Drastically different inference results on different machines?

CCL · February 28, 2020, 8:09am

I trained a segmentation model in Pytorch and tested it to give an F1 score of 0.93 on my local computer (Windows, conda, CUDA 10.2, Pytorch 1.2). However, the F1 score dropped to 0.3 when testing on a Linux server (conda, CUDA 9.0, Pytorch 1.1). I double checked that both sets of code, label files, test sets were the same, and there is no “explicit” random sampling in my code (even if so, the effect shouldn’t be so drastic).

I tried the following to solve my problem:
I suspected that it might have something to do with Pytorch versions, so installed Pytorch 1.1 on my Windows machine to match the server’s, but got the same 0.93 score. I then thought it had to do with CUDA itself, so eliminated the GPU factor altogether and did inference on cpu on server, I still got 0.3 on server.

What could possibly be causing this huge discrepancy?

simaiden · February 28, 2020, 2:18pm

Are you are setting the model to evaluation using model.eval() ?

CCL · February 28, 2020, 2:35pm

Yes, and both codes are the same

ptrblck · February 29, 2020, 6:19am

Could you check the output of a single input and post the max absolute difference between the predictions?
If this difference is already high, the next step would be to bisect the model and check each layer’s output.

CCL · February 29, 2020, 8:22am

Do you mean the pixelwise max absolute difference of a predicted mask? I’m doing binary segmentation, and treat predictions as positive if len(mask_pred[mask_pred > 0.5]) > 0.

ptrblck · February 29, 2020, 10:16pm

Yes, I meant the output of the model.
Your code would yield a positive prediction, if at least one pixel belongs to class1, is that correct?

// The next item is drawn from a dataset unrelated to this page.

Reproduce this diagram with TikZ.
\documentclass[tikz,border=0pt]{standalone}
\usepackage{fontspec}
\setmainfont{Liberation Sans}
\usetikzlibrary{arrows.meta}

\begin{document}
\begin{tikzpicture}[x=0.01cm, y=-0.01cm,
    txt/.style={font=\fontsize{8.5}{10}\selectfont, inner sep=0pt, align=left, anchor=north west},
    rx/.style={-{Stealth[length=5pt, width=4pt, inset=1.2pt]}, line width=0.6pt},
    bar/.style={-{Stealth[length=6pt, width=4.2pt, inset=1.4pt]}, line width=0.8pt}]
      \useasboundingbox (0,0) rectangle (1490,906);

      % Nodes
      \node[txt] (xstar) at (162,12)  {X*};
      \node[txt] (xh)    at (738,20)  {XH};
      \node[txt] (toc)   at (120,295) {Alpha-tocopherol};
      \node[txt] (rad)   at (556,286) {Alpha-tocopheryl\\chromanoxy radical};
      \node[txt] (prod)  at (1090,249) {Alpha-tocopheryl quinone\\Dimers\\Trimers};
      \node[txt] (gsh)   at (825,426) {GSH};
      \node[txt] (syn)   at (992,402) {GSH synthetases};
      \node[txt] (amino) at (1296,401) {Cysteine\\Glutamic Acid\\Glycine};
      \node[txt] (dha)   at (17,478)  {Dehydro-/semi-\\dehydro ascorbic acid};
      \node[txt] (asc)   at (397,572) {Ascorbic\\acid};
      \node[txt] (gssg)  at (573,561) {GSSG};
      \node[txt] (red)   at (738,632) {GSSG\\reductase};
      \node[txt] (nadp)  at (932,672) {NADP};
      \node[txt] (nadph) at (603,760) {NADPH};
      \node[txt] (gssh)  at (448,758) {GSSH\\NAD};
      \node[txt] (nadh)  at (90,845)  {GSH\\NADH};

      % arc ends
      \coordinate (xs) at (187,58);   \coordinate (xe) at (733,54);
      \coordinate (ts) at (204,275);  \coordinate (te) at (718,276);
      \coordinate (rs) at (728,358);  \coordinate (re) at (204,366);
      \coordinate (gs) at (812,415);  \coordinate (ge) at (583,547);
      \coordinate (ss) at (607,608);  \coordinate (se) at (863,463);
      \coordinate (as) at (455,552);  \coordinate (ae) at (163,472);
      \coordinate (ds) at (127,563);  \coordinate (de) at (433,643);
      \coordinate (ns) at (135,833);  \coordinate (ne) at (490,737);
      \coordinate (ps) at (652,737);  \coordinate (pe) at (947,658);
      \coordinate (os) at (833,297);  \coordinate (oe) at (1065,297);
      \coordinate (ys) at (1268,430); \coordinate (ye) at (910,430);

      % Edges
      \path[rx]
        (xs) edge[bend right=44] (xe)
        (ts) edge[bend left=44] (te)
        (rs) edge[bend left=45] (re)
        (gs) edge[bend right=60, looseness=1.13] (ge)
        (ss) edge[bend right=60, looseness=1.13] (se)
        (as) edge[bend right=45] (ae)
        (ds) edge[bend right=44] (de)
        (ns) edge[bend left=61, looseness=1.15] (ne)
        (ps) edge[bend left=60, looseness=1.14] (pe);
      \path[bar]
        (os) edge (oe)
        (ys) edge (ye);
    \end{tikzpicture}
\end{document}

CCL · March 1, 2020, 2:50am

I checked both the maximum (across all samples) difference before and after sigmoid on the 2 machines and they were the same!

Before: 37.93775939941406
After: 0.9999369382858276

The maximums & ranges for individual samples do differ though!

ptrblck · March 1, 2020, 3:17am

Do the provided values represent the difference between both models?
I’m not sure I understand the last post correctly.
What was same and was differs now?

CCL · March 1, 2020, 5:39am

Oh I meant that 37.9 is the max difference on both machines, before sigmoid. 0.99 is the max difference on both machines after sigmoid. Although the overall max difference is the same, I noticed that the difference of individual samples are different across machines.

ptrblck · March 1, 2020, 5:56am

Ah OK, thanks for the clarification.
In that case, I would recommend to check each layer’s output and narrow down, where this difference is created.

CCL · March 1, 2020, 6:04am

Thanks I’ll do that and post an update! Do you think it’s a Pytorch version issue? Maybe the code for some operations changed moving from 1.1.0 to 1.2.0?

ptrblck · March 1, 2020, 6:18am

You mentioned you’ve installed the same PyTorch versions and use the CPU now?
Make sure to use the same versions before staring to debug.

Also, I would recommend to use the lastest stable version (1.4) as well as Python3, as we’ve had a weird issue with Python2.7 recently (link).

CCL · March 1, 2020, 7:10am

Yes I forgot about that, I did test out different versions. It’s just that the Linux server uses CUDA 9.0 and 1.1.0 is the highest supported version if I’m not mistaken. I’m using python 3.7 for both (3.7.3 linux, 3.7.6 windows).

ptrblck · March 1, 2020, 7:16am

If you are using the binaries, they will ship with their own CUDA and cudnn libs.
You would only have to provide an NVIDIA driver.